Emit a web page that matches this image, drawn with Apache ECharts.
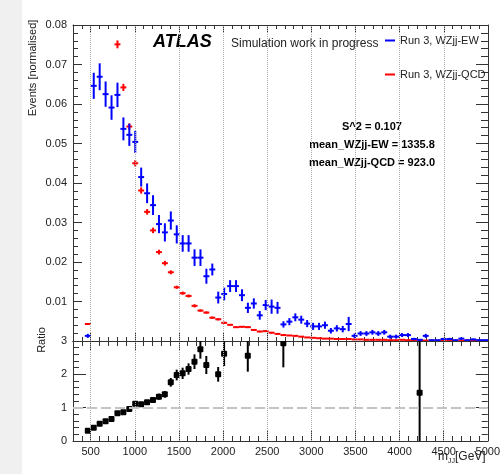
<!DOCTYPE html>
<html>
<head>
<meta charset="utf-8">
<script src="https://cdn.jsdelivr.net/npm/echarts@6/dist/echarts.min.js"></script>
<style>
  html, body { margin: 0; padding: 0; background: #fff; }
  #WZjj { width: 503px; height: 474px; }
</style>
</head>
<body>
<div id="WZjj"></div>
<script>
// histogram binning: 70 bins from 300 to 5000 GeV
var xLo = 300, xHi = 5000, nBins = 70;
var binW = (xHi - xLo) / nBins;

// normalised m_jj distributions (null = empty bin)
var ew = [null, null, 0.0013, 0.0646, 0.0669, 0.0625, 0.0591, 0.0623, 0.0537, 0.0522,
  0.0504, 0.0415, 0.0374, 0.0344, 0.0296, 0.0275, 0.0305, 0.0270, 0.0247, 0.0247,
  0.0211, 0.0211, 0.0164, 0.0181, 0.0110, 0.0119, 0.0139, 0.0139, 0.0116, 0.0084,
  0.0095, 0.0065, 0.0091, 0.0087, 0.0084, 0.0042, 0.0049, 0.0060, 0.0054, 0.0044,
  0.0037, 0.0037, 0.0040, 0.0026, 0.0032, 0.0030, 0.0043, 0.0013, 0.0019, 0.0019,
  0.0022, 0.0019, 0.0022, 0.0011, 0.0011, 0.0015, 0.0015, 0.0005, 0.0003, 0.0013,
  0.0002, 0.0002, 0.0005, 0.0005, 0.0002, 0.0006, 0.0002, 0.0004, 0.0002, 0.0002];
var ewErr = [0, 0, 0.0005, 0.0033, 0.0034, 0.0032, 0.0031, 0.0031, 0.0029, 0.0028,
  0.0028, 0.0024, 0.0025, 0.0025, 0.0023, 0.0023, 0.0023, 0.0023, 0.0021, 0.0021,
  0.0021, 0.0021, 0.0019, 0.0015, 0.0015, 0.0016, 0.0015, 0.0015, 0.0015, 0.0013,
  0.0013, 0.0011, 0.0013, 0.0018, 0.0015, 0.0008, 0.0009, 0.0010, 0.0010, 0.0009,
  0.0009, 0.0009, 0.0009, 0.0007, 0.0008, 0.0008, 0.0018, 0.0006, 0.0006, 0.0006,
  0.0006, 0.0006, 0.0006, 0.0005, 0.0005, 0.0005, 0.0005, 0.0003, 0.0002, 0.0005,
  0.0001, 0.0001, 0.0003, 0.0003, 0.0001, 0.0003, 0.0001, 0.0002, 0.0001, 0.0001];

var qcd = [null, null, 0.0043, 0.161, 0.129, 0.106, 0.0895, 0.0751, 0.0642, 0.0543,
  0.0450, 0.0381, 0.0327, 0.0280, 0.0225, 0.0197, 0.0174, 0.0136, 0.0121, 0.0114,
  0.0089, 0.0077, 0.0072, 0.0059, 0.0055, 0.0046, 0.0041, 0.0035, 0.0036, 0.0035,
  0.0028, 0.0024, 0.0025, 0.0021, 0.0018, 0.0015, 0.0014, 0.0013, 0.0011, 0.0009,
  0.0008, 0.0007, 0.0006, 0.0006, 0.0005, 0.0005, 0.0005, 0.0004, 0.0004, 0.0003,
  0.0003, 0.0003, 0.0003, 0.0002, 0.0002, 0.0003, 0.0002, 0.0002, 0.0002, 0.0001,
  0.0001, 0.0001, 0.0001, 0.0001, 0.0001, 0.0001, 0.0001, 0.0001, 0.0001, 0.0001];
var qcdErr = [0, 0, 0.0002, 0.002, 0.0015, 0.0013, 0.0011, 0.0010, 0.0009, 0.0008,
  0.0008, 0.0008, 0.0007, 0.0007, 0.0006, 0.0006, 0.0005, 0.0004, 0.0004, 0.0004,
  0.0004, 0.0003, 0.0003, 0.0003, 0.0003, 0.0003, 0.0002, 0.0002, 0.0002, 0.0002,
  0.0002, 0.0002, 0.0002, 0.0002, 0.0002, 0.0002, 0.0001, 0.0001, 0.0001, 0.0001,
  0.0001, 0.0001, 0.0001, 0.0001, 0.0001, 0.0001, 0.0001, 0.0001, 0.0001, 0.0001,
  0.0001, 0.0001, 0.0001, 0.0001, 0.0001, 0.0001, 0.0001, 0.0001, 0.0001, 0.0001,
  0.0001, 0.0001, 0.0001, 0.0001, 0.0001, 0.0001, 0.0001, 0.0001, 0.0001, 0.0001];

// EW / QCD ratio as drawn in the lower pad
var ratio = [null, null, 0.31, 0.40, 0.52, 0.59, 0.66, 0.83, 0.86, 0.96,
  1.12, 1.10, 1.16, 1.23, 1.33, 1.40, 1.76, 1.98, 2.03, 2.16,
  2.38, 2.75, 2.28, null, 2.00, 2.62, null, null, null, 2.56,
  null, null, null, null, null, 2.93, null, null, null, null,
  null, null, null, null, null, null, null, null, null, null,
  null, null, null, null, null, null, null, null, 1.45, null,
  null, null, null, null, null, null, null, null, null, null];
var ratioErr = [0, 0, 0.04, 0.03, 0.03, 0.03, 0.04, 0.04, 0.05, 0.05,
  0.06, 0.06, 0.07, 0.08, 0.09, 0.10, 0.13, 0.16, 0.17, 0.17,
  0.22, 0.28, 0.27, 0, 0.22, 0.37, 0, 0, 0, 0.48,
  0, 0, 0, 0, 0, 0.72, 0, 0, 0, 0,
  0, 0, 0, 0, 0, 0, 0, 0, 0, 0,
  0, 0, 0, 0, 0, 0, 0, 0, 5.0, 0,
  0, 0, 0, 0, 0, 0, 0, 0, 0, 0];

var majorX = [500, 1000, 1500, 2000, 2500, 3000, 3500, 4000, 4500, 5000];
var gridX = [500, 1000, 1500, 2000, 2500, 3000, 3500, 4000, 4500];

var FONT = "'Liberation Sans', Arial, Helvetica, sans-serif";
var AXCOL = '#333';

function toPoints(vals, errs) {
  var out = [];
  vals.forEach(function (v, i) {
    if (v == null) return;
    out.push([xLo + (i + 0.5) * binW, v, errs[i]]);
  });
  return out;
}

function errorCross(color) {
  return function (params, api) {
    var x = api.value(0), y = api.value(1), e = api.value(2);
    var l = api.coord([x - binW / 2, y]);
    var r = api.coord([x + binW / 2, y]);
    var t = api.coord([x, y + e]);
    var b = api.coord([x, y - e]);
    var st = { stroke: color, lineWidth: 2 };
    return {
      type: 'group',
      children: [
        { type: 'line', shape: { x1: l[0], y1: l[1], x2: r[0], y2: r[1] }, style: st },
        { type: 'line', shape: { x1: t[0], y1: t[1], x2: b[0], y2: b[1] }, style: st }
      ]
    };
  };
}

function ratioMarker(params, api) {
  var x = api.value(0), y = api.value(1), e = api.value(2);
  var c = api.coord([x, y]);
  var t = api.coord([x, y + e]);
  var b = api.coord([x, y - e]);
  return {
    type: 'group',
    children: [
      { type: 'line', shape: { x1: t[0], y1: t[1], x2: b[0], y2: b[1] }, style: { stroke: '#000', lineWidth: 2 } },
      { type: 'rect', shape: { x: c[0] - 3, y: c[1] - 3, width: 6, height: 6, r: 1 }, style: { fill: '#000' } }
    ]
  };
}

// vertical grid lines between ymin and ymax of a pad
function vLines(ymax) {
  return gridX.map(function (v) {
    return [{ xAxis: v, yAxis: 0 }, { xAxis: v, yAxis: ymax }];
  });
}

// x axis helper: one axis per tick family (minor every 100, major every 500)
function xAx(grid, pos, major, len, labels) {
  var ax = {
    type: 'value', gridIndex: grid, position: pos, min: xLo, max: xHi,
    axisLine: { show: !major, onZero: false, lineStyle: { color: AXCOL, width: 1 } },
    axisTick: { show: true, inside: true, length: len, lineStyle: { color: AXCOL } },
    axisLabel: { show: false },
    splitLine: { show: false }
  };
  if (major) {
    ax.axisTick.customValues = majorX;
    if (labels) {
      ax.axisLabel = {
        show: true, customValues: majorX, margin: 5, color: '#222', fontSize: 11, fontFamily: FONT,
        formatter: function (v) { return String(v); }
      };
    }
  } else {
    ax.interval = 100;
  }
  return ax;
}

function yAx(grid, pos, max, interval, len, minorLen, labels, fmt) {
  return {
    type: 'value', gridIndex: grid, position: pos, min: 0, max: max, interval: interval,
    axisLine: { show: true, onZero: false, lineStyle: { color: AXCOL, width: 1 } },
    axisTick: { show: true, inside: true, length: len, lineStyle: { color: AXCOL } },
    minorTick: { show: true, splitNumber: 5, length: minorLen, lineStyle: { color: AXCOL } },
    axisLabel: labels ? { show: true, margin: 6, color: '#222', fontSize: 11, fontFamily: FONT, formatter: fmt } : { show: false },
    splitLine: { show: false }
  };
}

var myChart = echarts.init(document.getElementById('WZjj'));

var option = {
  backgroundColor: '#fff',
  animation: false,
  grid: [
    { left: 73, top: 25, width: 415, height: 316 },
    { left: 73, top: 341, width: 415, height: 100 }
  ],
  xAxis: [
    xAx(0, 'bottom', false, 4),
    xAx(0, 'bottom', true, 8),
    xAx(0, 'top', false, 4),
    xAx(0, 'top', true, 8),
    xAx(1, 'bottom', false, 5),
    xAx(1, 'bottom', true, 10, true),
    xAx(1, 'top', false, 5),
    xAx(1, 'top', true, 10)
  ],
  yAxis: [
    yAx(0, 'left', 0.08, 0.01, 9, 5, true, function (v) { return v === 0 ? '' : v.toFixed(2); }),
    yAx(0, 'right', 0.08, 0.01, 12, 7, false),
    yAx(1, 'left', 3, 1, 13, 6, true, function (v) { return String(v); }),
    yAx(1, 'right', 3, 1, 12, 6, false)
  ],
  legend: {
    data: ['Run 3, WZjj-EW', 'Run 3, WZjj-QCD'],
    orient: 'vertical',
    left: 385, top: 35,
    itemGap: 23, itemWidth: 10, itemHeight: 2,
    icon: 'rect', padding: 0,
    textStyle: { fontSize: 11, color: '#222', fontFamily: FONT }
  },
  graphic: [
    { type: 'rect', left: 0, top: 0, z: -10, shape: { width: 22, height: 474 }, style: { fill: '#f0f0f0' } },
    { type: 'text', x: 153, y: 42, style: { text: 'ATLAS', font: 'italic bold 18px ' + FONT, fill: '#000', textVerticalAlign: 'middle' } },
    { type: 'text', x: 231, y: 44, style: { text: 'Simulation work in progress', font: '12px ' + FONT, fill: '#222', textVerticalAlign: 'middle' } },
    { type: 'text', x: 372, y: 127, style: { text: 'S^2 = 0.107', font: 'bold 11px ' + FONT, fill: '#000', textAlign: 'center', textVerticalAlign: 'middle' } },
    { type: 'text', x: 372, y: 145, style: { text: 'mean_WZjj-EW = 1335.8', font: 'bold 11px ' + FONT, fill: '#000', textAlign: 'center', textVerticalAlign: 'middle' } },
    { type: 'text', x: 372, y: 163, style: { text: 'mean_WZjj-QCD = 923.0', font: 'bold 11px ' + FONT, fill: '#000', textAlign: 'center', textVerticalAlign: 'middle' } },
    { type: 'text', x: 33, y: 68, rotation: Math.PI / 2, style: { text: 'Events [normalised]', font: '11px ' + FONT, fill: '#222', textAlign: 'center', textVerticalAlign: 'middle' } },
    { type: 'text', x: 42, y: 340, rotation: Math.PI / 2, style: { text: 'Ratio', font: '11px ' + FONT, fill: '#222', textAlign: 'center', textVerticalAlign: 'middle' } },
    { type: 'text', x: 438, y: 457, style: { text: 'm', font: '12px ' + FONT, fill: '#222', textVerticalAlign: 'middle' } },
    { type: 'text', x: 448, y: 461, style: { text: 'JJ', font: '7px ' + FONT, fill: '#222', textVerticalAlign: 'middle' } },
    { type: 'text', x: 455, y: 457, style: { text: '[GeV]', font: '12px ' + FONT, fill: '#222', textVerticalAlign: 'middle' } }
  ],
  series: [
    {
      // vertical dotted grid lines, upper pad
      type: 'line', xAxisIndex: 0, yAxisIndex: 0, data: [], z: 1,
      markLine: {
        silent: true, symbol: 'none', label: { show: false },
        lineStyle: { color: '#aaa', type: 'dotted', width: 1 },
        data: vLines(0.08)
      }
    },
    {
      // vertical dotted grid lines and unity line, ratio pad
      type: 'line', xAxisIndex: 4, yAxisIndex: 2, data: [], z: 1,
      markLine: {
        silent: true, symbol: 'none', label: { show: false },
        lineStyle: { color: '#aaa', type: 'dotted', width: 1 },
        data: vLines(3).concat([
          { yAxis: 1, lineStyle: { color: '#c4c4c4', type: [10, 4], width: 2 } }
        ])
      }
    },
    {
      name: 'Run 3, WZjj-QCD', type: 'custom', xAxisIndex: 0, yAxisIndex: 0, z: 3,
      clip: true, itemStyle: { color: '#ff0000' },
      renderItem: errorCross('#ff0000'),
      encode: { x: 0, y: 1 },
      data: toPoints(qcd, qcdErr)
    },
    {
      name: 'Run 3, WZjj-EW', type: 'custom', xAxisIndex: 0, yAxisIndex: 0, z: 4,
      clip: true, itemStyle: { color: '#0000ff' },
      renderItem: errorCross('#0000ff'),
      encode: { x: 0, y: 1 },
      data: toPoints(ew, ewErr)
    },
    {
      name: 'Ratio', type: 'custom', xAxisIndex: 4, yAxisIndex: 2, z: 4,
      clip: true, itemStyle: { color: '#000' },
      renderItem: ratioMarker,
      encode: { x: 0, y: 1 },
      data: toPoints(ratio, ratioErr)
    }
  ]
};

myChart.setOption(option);
</script>
</body>
</html>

****************************************

Objective: Skip the pictures, please, and transcribe only the lines from the beginning of the material through the one that contains "var binW = (xHi - xLo) / nBins;".

Expected answer:
Emit a web page that matches this image, drawn with Apache ECharts.
<!DOCTYPE html>
<html>
<head>
<meta charset="utf-8">
<script src="https://cdn.jsdelivr.net/npm/echarts@6/dist/echarts.min.js"></script>
<style>
  html, body { margin: 0; padding: 0; background: #fff; }
  #WZjj { width: 503px; height: 474px; }
</style>
</head>
<body>
<div id="WZjj"></div>
<script>
// histogram binning: 70 bins from 300 to 5000 GeV
var xLo = 300, xHi = 5000, nBins = 70;
var binW = (xHi - xLo) / nBins;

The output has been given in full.